If you load your samples in the Dataset on CPU and would like to push it during training to the GPU, you can speed up the host to device transfer by enabling pin_memory.
This lets your DataLoader allocate the samples in page-locked memory, which speeds-up the transfer.
You can find more information on the NVIDIA blog.
Generally, yes, if you are loading your data on the CPU.
It won’t work if your dataset is really small and you push it already to the GPU in the Dataset, but that’s pretty obvious.
If I store the paths to my images in my dataset (as I can’t fit my dataset into RAM) and only load the images in the getitem function is it still beneficial to use pin memory?
@ptrblck Surprisingly, I am getting better speed-ups with pin_memory=False. Also, the CPU memory usage has also reduced by 2 or 3 folds with pin_memory=False. Just curious what might be the reason.
This issue occurs in Pytorch 1.1.0 version. I have not tried out the latest nightly version. My device has CUDA 9.0 (I cannot upgrade CUDA), which I guess is not supported by the latest nightly version.
when setting pin_memory=True, many more processes are forked than with pin_memory=False, even with num_workers=0 in all cases. What is the reason for that? For me pin_memory=False is much faster in this case.
The tensors come out of my dataloader as CPU tensors and before running my network I call to(device=MY_GPU_ID). Is that wrong? How else should I specify on which GPU I want the tensor to be?
We had an issue using too many threads when pin_memory=True was set recently, which should be fixed in the latest release.
Could you update your PyTorch installation and check the CPU usage again?
Sorry for bumping up this rather old thread. But how does this work with two and more GPUs?
In my use case, I have two experiments that run in parallel, two different models. I use pin_memory=True in one of my experiments with cuda:0 device. Then I run one more experiment but with cuda:1, and it fails with OOM error because of making attempt to allocate the memory on another GPU. Is it an expected behavior?
Hi! I stumbled upon this thread, today wondering about the slowing down of my training.It looks as if the same problem still exists.

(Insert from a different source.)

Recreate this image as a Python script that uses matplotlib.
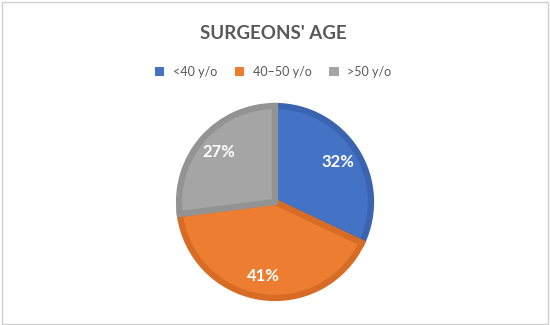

When setting pin_memory=True it processes roughly half as many iterations as if set to False.
I’m using CUDA10.2 and PyTorch 1.6.0 on Win10 on a K80. My dataset is fairly small with just around 300MB, could that be the reason?
Thanks for the answers. I wanted to clarify one more thing:
I have a setup where I push the model to the GPU, and then push the input tensors to the GPU only during the training like so:
def train(model, dataloader):
for epoch in range(num_of_epochs):
for image_batch, label_batch in dataloader:
image_batch, label_batch = image_batch.to(device), label_batch.to(device)
optimizer.zero_grad()
...
However, I am not observing any speed-up. Not even after the first epoch, which I thought how pin_memory=True would affect the process.
So I have two further questions:
Is pushing to the device during __getitem__ the best-practice? In SO, I saw a comment stating otherwise. If not, then was my example, pushing during training loop, correct?
Do we have to state num_workers in order to get performance help from pin_memory=True?
If you want (and/or have to) to lazily load the data, then I would stick with the Dataset approach and load each sample in the __getitem__. You could e.g. preload the complete MNIST dataset and might even be able to push it to the GPU before the training begins (which would give you a performance benefit during training), but that’s of course not always possible especially if you are working with larger datastes.
Try to use non_blocking=True in the to() operation.